2) Egotism; Tautologies: their use and abuse

> My view is that the working class movement 
> should work with reformists whenever it is possible to

Ben, while their are important exceptions, the use of variations of "I
think" is all too often an index to the fact that the writer is less
interested in the truth of his/her ideas than in the fact that HE (SHE) is
the holders of those ideas. There is in fact no way in which the platonic
principles existing only in Ben's Head can be shared among comrades and
corrected, expounded. (See Marx on Providence in *The Poverty of
Philosophy*. Ben is a believer in Providence, the Will of which *he*
knows.)

A second index of thought gone mad is the use of tautologies as though
they were contingent propositions. "The working class should work..." Sez
who? Actually this sentence is a tautology, like "a+b = b+a."  This is
what we *mean* when we say "The Working Class" in histories or analyses of
capitalism. But that "Working Class" is only rarely manifested in an
actual class of workers in a particular capitalist regime. Tautologies,
properly used, are of crucial importance. One of the greatest of Marx's
own works, Chaps. 1-4 of Volume 2 of Capital, consists of the continuous
repetition of a tautology (or class of tautologies), but *each* repetition
illuminates, more and more gloriously, the embodiment of those tautologies
in the dynamic of actual capitalism. (The tautologies by themselves would
give us a Platonic Capitalism, a capitalism which has no existence except
in eternity.) 

3) "Reformism" and "Revolution" as Platonic Forms

> do so in a principled way--but that the reformist *ideology*
> (which limits itself to those reforms which do not threaten
> bourgeois class rule) must always be firmly rejected.

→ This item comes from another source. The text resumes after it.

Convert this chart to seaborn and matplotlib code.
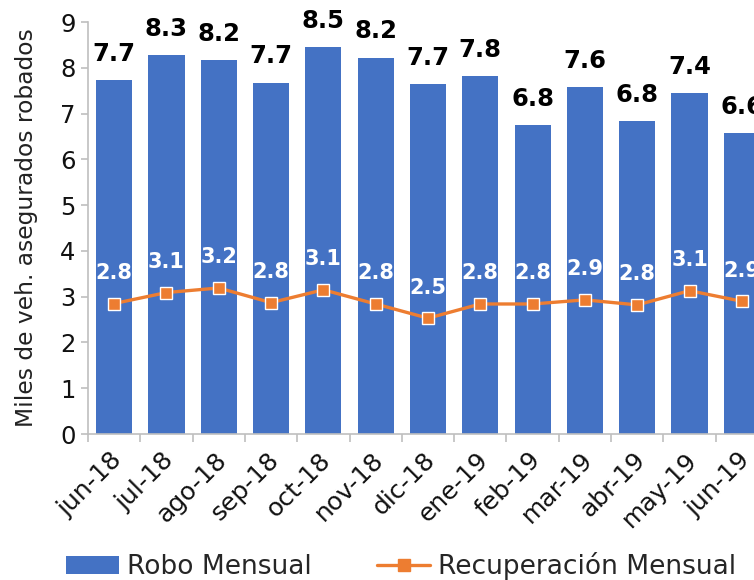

There simply is neither a "class of reforms which threaten" nor a "class
of reforms which do not threaten" bourgeios class rule. This
differentiation is wholly a matter of practice and self-criticism, not of
a theory of the sort which Mao mocks in denying that correct ideas fall
from heaven (or from the angelic intellects of a Duhring or a Seattle). 

This is line 96 of text in this post. around 5 screens) -- about 2/3 of
what I propose are the outermost limits of a polemical text in cyberspace.
I shall reserve further responses to Ben for another day.